───── DATASET EXTRACT

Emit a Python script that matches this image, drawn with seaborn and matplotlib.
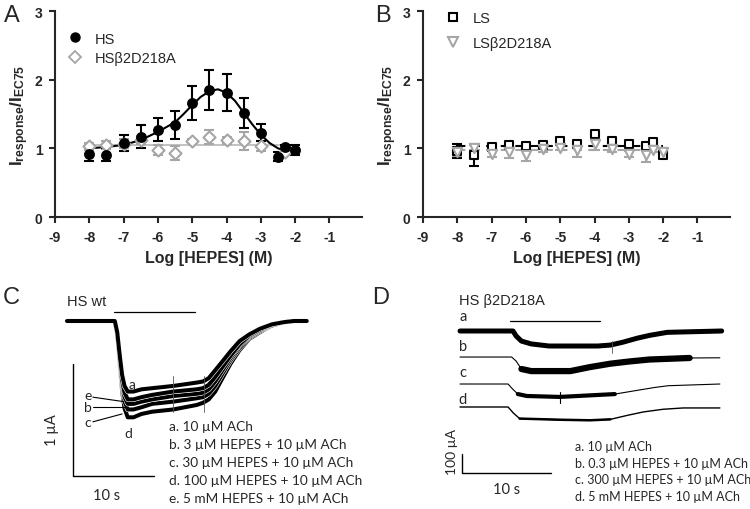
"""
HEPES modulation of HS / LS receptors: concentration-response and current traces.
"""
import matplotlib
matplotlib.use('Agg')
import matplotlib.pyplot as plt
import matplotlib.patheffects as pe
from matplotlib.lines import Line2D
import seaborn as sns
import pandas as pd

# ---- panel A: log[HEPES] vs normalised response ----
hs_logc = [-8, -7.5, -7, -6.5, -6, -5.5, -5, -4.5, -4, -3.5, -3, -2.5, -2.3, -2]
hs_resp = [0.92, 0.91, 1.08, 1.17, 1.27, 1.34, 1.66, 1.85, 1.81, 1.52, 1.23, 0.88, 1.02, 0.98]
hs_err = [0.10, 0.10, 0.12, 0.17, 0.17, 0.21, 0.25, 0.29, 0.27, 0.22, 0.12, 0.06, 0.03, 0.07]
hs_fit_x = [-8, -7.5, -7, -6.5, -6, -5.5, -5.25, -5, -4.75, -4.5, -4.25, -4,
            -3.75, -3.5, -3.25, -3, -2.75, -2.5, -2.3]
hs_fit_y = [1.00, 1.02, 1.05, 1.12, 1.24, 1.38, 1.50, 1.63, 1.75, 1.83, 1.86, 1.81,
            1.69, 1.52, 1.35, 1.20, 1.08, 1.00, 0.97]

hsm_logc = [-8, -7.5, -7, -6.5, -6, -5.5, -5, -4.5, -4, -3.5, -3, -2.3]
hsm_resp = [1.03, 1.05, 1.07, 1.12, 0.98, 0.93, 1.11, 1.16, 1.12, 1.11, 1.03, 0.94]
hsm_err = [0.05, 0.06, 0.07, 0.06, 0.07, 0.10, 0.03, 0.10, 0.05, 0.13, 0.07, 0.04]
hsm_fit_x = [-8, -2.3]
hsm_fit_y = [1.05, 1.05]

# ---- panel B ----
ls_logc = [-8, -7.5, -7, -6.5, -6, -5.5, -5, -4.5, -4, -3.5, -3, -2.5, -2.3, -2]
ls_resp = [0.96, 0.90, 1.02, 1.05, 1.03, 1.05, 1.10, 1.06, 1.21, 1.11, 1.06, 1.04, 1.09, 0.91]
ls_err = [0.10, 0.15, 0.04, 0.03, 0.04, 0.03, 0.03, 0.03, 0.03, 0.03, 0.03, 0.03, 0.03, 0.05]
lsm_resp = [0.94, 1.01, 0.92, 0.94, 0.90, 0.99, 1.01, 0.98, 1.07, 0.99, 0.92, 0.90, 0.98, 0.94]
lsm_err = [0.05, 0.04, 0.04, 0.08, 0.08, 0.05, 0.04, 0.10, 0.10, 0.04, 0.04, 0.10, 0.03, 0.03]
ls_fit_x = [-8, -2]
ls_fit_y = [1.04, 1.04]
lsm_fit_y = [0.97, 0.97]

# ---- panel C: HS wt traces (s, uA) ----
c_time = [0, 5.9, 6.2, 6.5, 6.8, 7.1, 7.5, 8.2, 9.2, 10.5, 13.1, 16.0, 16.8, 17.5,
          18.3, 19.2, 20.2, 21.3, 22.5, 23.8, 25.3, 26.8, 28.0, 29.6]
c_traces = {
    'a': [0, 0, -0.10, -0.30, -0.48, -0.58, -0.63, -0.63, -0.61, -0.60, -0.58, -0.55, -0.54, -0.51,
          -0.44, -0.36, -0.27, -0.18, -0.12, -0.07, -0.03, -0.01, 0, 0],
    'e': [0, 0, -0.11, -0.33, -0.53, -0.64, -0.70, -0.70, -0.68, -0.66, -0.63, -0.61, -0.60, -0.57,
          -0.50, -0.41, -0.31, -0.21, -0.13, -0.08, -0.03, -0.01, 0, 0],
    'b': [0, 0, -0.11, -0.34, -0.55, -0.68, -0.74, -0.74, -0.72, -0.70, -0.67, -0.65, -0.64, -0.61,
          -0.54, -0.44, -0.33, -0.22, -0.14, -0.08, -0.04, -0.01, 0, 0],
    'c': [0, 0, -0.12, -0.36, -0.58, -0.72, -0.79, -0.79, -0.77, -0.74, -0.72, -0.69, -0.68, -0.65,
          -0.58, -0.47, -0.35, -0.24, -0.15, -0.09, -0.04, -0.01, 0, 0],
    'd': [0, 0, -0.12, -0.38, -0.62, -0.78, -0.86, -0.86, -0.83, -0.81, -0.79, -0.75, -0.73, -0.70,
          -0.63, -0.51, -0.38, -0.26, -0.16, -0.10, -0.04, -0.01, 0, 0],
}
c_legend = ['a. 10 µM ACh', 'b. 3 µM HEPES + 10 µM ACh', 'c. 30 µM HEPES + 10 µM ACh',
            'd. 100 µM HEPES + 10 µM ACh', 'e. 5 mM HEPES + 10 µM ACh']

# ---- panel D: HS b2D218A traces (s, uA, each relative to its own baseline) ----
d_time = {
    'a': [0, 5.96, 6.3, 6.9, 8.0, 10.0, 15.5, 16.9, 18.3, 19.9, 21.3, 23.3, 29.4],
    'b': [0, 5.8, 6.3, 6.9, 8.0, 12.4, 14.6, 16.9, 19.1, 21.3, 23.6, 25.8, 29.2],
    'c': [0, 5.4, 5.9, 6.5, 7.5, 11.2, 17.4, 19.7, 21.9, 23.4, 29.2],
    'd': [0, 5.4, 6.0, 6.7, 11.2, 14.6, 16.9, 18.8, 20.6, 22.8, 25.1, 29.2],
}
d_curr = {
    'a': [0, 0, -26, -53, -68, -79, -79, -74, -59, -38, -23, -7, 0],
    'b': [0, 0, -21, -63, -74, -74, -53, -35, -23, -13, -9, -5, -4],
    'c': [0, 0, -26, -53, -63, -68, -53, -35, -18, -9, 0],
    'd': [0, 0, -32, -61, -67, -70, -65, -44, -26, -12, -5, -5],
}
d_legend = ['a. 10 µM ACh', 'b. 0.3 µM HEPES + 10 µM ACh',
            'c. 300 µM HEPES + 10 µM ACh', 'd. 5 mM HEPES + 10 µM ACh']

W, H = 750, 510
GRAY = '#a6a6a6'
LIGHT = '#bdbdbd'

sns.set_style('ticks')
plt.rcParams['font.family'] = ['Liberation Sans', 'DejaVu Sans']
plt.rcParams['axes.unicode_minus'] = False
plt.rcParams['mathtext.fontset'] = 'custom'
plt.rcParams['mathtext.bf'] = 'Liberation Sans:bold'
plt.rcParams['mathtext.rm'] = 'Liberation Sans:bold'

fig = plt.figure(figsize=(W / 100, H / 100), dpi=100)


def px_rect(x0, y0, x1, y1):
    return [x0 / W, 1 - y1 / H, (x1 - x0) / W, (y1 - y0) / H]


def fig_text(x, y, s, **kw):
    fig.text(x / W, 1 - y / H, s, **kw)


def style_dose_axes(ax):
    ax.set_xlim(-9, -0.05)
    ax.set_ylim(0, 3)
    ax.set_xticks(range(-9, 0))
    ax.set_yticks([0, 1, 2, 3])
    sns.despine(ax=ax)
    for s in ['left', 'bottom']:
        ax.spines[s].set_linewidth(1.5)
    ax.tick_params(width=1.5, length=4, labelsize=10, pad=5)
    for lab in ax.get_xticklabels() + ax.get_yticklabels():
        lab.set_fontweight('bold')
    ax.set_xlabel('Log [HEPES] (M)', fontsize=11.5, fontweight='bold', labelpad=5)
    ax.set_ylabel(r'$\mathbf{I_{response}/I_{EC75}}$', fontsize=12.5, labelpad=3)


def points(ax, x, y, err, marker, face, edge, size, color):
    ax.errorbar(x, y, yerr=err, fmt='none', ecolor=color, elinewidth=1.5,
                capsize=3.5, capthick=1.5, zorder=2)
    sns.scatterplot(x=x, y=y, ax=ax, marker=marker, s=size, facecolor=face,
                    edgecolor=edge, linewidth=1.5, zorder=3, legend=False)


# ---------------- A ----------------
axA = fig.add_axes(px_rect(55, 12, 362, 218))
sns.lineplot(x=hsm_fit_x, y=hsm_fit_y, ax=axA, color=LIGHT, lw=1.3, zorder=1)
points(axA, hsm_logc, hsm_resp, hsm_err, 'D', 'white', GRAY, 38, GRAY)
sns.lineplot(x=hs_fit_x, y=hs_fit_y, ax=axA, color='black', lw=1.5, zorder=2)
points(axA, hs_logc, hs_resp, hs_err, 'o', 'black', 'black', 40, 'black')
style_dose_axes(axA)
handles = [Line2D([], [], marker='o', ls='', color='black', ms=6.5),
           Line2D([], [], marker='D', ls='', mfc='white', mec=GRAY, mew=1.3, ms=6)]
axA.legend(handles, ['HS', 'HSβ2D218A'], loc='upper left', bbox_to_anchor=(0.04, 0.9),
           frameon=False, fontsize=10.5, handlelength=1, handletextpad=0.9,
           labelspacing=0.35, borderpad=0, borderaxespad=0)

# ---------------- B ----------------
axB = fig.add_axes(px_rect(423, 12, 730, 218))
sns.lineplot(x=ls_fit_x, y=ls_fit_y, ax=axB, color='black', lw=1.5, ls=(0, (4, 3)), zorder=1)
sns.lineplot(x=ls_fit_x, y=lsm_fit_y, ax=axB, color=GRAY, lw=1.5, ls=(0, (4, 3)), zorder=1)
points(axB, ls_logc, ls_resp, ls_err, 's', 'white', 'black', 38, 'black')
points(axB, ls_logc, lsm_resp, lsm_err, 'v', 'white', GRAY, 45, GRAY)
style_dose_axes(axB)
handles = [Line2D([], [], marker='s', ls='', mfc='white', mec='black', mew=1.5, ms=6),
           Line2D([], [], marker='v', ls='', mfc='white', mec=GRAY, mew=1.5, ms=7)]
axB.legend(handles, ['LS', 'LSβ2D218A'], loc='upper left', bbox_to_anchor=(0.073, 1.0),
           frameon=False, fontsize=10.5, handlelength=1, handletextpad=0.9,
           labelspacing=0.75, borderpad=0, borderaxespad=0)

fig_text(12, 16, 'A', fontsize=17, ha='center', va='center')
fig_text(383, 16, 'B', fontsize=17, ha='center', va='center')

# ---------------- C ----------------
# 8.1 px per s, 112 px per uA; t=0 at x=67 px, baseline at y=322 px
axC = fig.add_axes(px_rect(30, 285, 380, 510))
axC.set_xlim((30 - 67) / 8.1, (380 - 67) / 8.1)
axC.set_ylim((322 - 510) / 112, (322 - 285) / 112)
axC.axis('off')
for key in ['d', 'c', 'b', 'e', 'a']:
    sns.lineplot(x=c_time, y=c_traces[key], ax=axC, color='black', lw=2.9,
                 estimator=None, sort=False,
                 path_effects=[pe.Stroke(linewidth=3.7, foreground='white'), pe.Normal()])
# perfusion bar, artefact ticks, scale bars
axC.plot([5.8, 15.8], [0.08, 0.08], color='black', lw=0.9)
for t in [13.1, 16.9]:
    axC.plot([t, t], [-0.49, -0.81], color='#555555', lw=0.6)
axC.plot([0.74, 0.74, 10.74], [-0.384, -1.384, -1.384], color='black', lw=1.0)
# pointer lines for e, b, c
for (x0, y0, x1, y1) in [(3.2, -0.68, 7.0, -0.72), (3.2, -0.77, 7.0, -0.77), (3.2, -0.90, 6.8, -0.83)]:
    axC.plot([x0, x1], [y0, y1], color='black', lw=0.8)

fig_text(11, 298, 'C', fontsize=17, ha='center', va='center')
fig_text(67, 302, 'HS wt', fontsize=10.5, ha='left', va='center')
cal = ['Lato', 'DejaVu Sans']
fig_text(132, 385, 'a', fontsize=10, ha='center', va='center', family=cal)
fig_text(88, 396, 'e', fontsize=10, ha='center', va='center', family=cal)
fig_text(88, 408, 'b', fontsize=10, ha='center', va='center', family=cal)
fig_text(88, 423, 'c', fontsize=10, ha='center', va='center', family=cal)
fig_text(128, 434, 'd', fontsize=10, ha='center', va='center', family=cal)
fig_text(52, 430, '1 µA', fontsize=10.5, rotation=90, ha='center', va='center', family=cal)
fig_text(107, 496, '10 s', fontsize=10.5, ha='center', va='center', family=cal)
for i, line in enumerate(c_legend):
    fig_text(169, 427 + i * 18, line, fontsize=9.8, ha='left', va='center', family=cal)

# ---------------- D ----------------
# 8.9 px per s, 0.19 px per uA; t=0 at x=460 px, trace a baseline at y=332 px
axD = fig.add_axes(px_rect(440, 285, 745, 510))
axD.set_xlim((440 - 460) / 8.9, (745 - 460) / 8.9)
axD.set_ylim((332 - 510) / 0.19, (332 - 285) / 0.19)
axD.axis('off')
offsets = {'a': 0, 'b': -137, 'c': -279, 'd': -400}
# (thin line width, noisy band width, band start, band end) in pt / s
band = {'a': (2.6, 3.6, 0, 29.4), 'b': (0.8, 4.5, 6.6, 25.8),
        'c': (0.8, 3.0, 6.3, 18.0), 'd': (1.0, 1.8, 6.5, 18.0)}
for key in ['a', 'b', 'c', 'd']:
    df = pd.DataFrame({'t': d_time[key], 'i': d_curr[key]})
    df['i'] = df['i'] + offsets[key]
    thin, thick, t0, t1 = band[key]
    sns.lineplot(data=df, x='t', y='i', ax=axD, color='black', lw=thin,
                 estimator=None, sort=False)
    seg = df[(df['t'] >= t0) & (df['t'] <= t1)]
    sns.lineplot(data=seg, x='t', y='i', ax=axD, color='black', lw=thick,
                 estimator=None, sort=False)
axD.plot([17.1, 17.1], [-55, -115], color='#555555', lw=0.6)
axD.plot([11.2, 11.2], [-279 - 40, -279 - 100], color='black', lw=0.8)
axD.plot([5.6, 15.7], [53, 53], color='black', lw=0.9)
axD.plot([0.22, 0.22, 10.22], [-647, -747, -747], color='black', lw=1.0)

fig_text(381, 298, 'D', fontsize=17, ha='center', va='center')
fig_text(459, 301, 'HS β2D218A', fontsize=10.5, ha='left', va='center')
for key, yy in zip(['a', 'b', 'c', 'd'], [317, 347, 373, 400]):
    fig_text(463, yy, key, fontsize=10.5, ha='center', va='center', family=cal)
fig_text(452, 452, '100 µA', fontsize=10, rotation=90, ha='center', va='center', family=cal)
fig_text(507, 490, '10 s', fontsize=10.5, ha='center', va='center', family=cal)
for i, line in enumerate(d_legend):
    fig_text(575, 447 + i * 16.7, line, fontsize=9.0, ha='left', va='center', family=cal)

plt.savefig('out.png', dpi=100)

──────────

Each line from the top of the material through the line containing "hsm_fit_y = [1.05, 1.05]" should be reproduced exactly; please drop any images.

SOLVED PROBLEM:
Emit a Python script that matches this image, drawn with seaborn and matplotlib.
"""
HEPES modulation of HS / LS receptors: concentration-response and current traces.
"""
import matplotlib
matplotlib.use('Agg')
import matplotlib.pyplot as plt
import matplotlib.patheffects as pe
from matplotlib.lines import Line2D
import seaborn as sns
import pandas as pd

# ---- panel A: log[HEPES] vs normalised response ----
hs_logc = [-8, -7.5, -7, -6.5, -6, -5.5, -5, -4.5, -4, -3.5, -3, -2.5, -2.3, -2]
hs_resp = [0.92, 0.91, 1.08, 1.17, 1.27, 1.34, 1.66, 1.85, 1.81, 1.52, 1.23, 0.88, 1.02, 0.98]
hs_err = [0.10, 0.10, 0.12, 0.17, 0.17, 0.21, 0.25, 0.29, 0.27, 0.22, 0.12, 0.06, 0.03, 0.07]
hs_fit_x = [-8, -7.5, -7, -6.5, -6, -5.5, -5.25, -5, -4.75, -4.5, -4.25, -4,
            -3.75, -3.5, -3.25, -3, -2.75, -2.5, -2.3]
hs_fit_y = [1.00, 1.02, 1.05, 1.12, 1.24, 1.38, 1.50, 1.63, 1.75, 1.83, 1.86, 1.81,
            1.69, 1.52, 1.35, 1.20, 1.08, 1.00, 0.97]

hsm_logc = [-8, -7.5, -7, -6.5, -6, -5.5, -5, -4.5, -4, -3.5, -3, -2.3]
hsm_resp = [1.03, 1.05, 1.07, 1.12, 0.98, 0.93, 1.11, 1.16, 1.12, 1.11, 1.03, 0.94]
hsm_err = [0.05, 0.06, 0.07, 0.06, 0.07, 0.10, 0.03, 0.10, 0.05, 0.13, 0.07, 0.04]
hsm_fit_x = [-8, -2.3]
hsm_fit_y = [1.05, 1.05]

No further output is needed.